I’m too heavy on words for this type of shit. These type of butterflies scare me because sometimes if you blink too much, you will find they were always just moths.
I’m trying.
I really am.
I like someone.
And he likes me.
And I believe it.
And it scares me to believe ANYTHING a man says.
And I don’t want to.
But I want to be fair and not make him ‘pay for the past’ that doesn’t even include him.

EFF EFF EFF……i see a HUGE difference between him and that last guy. In the most random, softest and most subtle places, I see major differences and to the surface of the eye, these differences are just that: Differences. But in reality, these differences are mile markers that tell a story about a man.....that's one of the things I learned from the original Muse of this blog.....how to spot stuff and appreciate it rather than counting it as something 'small' and therefore, refraining from 'sweating the small stuff'.... in reality, the small stuff is the shit you should be sweating....because if it's noticeable enough that your eyebrow raises (or at least that's what happens to me), then obviously, it's actually not that small at all. Or at the very least, it's something that matters..... and in the long run, after you have refrained from sweating these small beads of 'stuff', you will realize just how much they taught you about that person while you too busy trying to be politically correct in a budding relationship..... ahhhh life...

the life of over and under thinking but yet trying to find the balance between the  two....say 'ahhhh'..... I am paying attention to the small stuff......

and for once, 
FOR FUCKING ONCE IN MY LIFE, 
it's not running me in the other direction...
it's noticeable.
which means it's important....
and it's DEFINITELY telling me a story about a man I am getting to know.... 

I like him.
Dammit.  I’m going in circles trying to KEEP myself from liking someone….who would have ever dreamed this would be life?  Why can’t I just ….BE. …where dudes are concerned ? Geez, just let him like me and if he turns out to be a fraudulent case of mistaken identity, chuck the deuces, count my losses and move on???? 

It’s the fear of the disappointment….i know it is. It’s the fear of liking someone BACK.  Opening up to them and having them shit all over my porridge and call it milk and honey extract.

But I ain’t went no where. 
I guess I'm still trying to clear my eyes beyond the surface. My usual response to stuff is "i have no expectations'.....as if saying that will create some form of 'balance'. 

it doesn't.
it actually creates an imbalance if anything. 
So every time I hear myself about to say that, I catch it and throw it backwards to the mental landfill of unnecessary thoughts....

I DO have expectations....are they to fall in love, move to where he is and get married???? Nah.

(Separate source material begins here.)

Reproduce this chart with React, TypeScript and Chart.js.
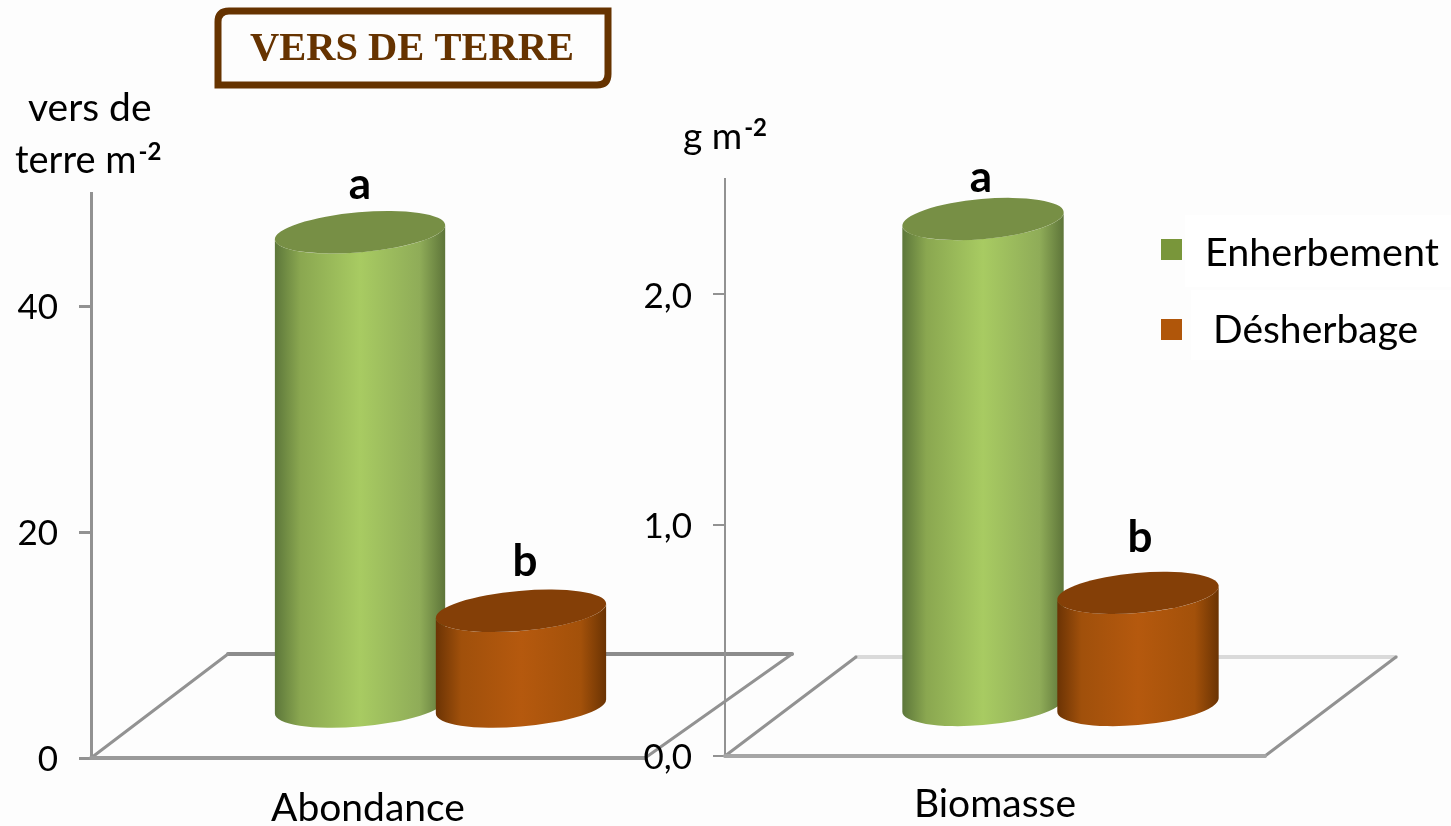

Not that type of expectation.

But I have them.
And I won't lessen them or ignore them or renig on them or compromise myself for a lesser version of what I expect from a man.  Wowz. 

I actually met someone.
And I like him. 



I called him when I came back from lunch. He didn’t answer.  He called me right back, but I had my earphones on by then. I haven’t returned the call. And probably won’t. 
I need a minute to …….remember to breathe, in my safe zone. <3

BLOGTRACK:
“we should learn to breathe again
Before we suffocate
All these talks but even then
We excommunicate
I’ve never known another love
That looks at me the way you do

………….there’s nothing to say
Your eyes said it all
I’m not looking away
Your eyes hold everything. …everything. “
~Lianna La Havas, Everything Everything


 This is still a long blog...i know. :/  * shrug * 
I'd apologize but nah. It is whatever it tis.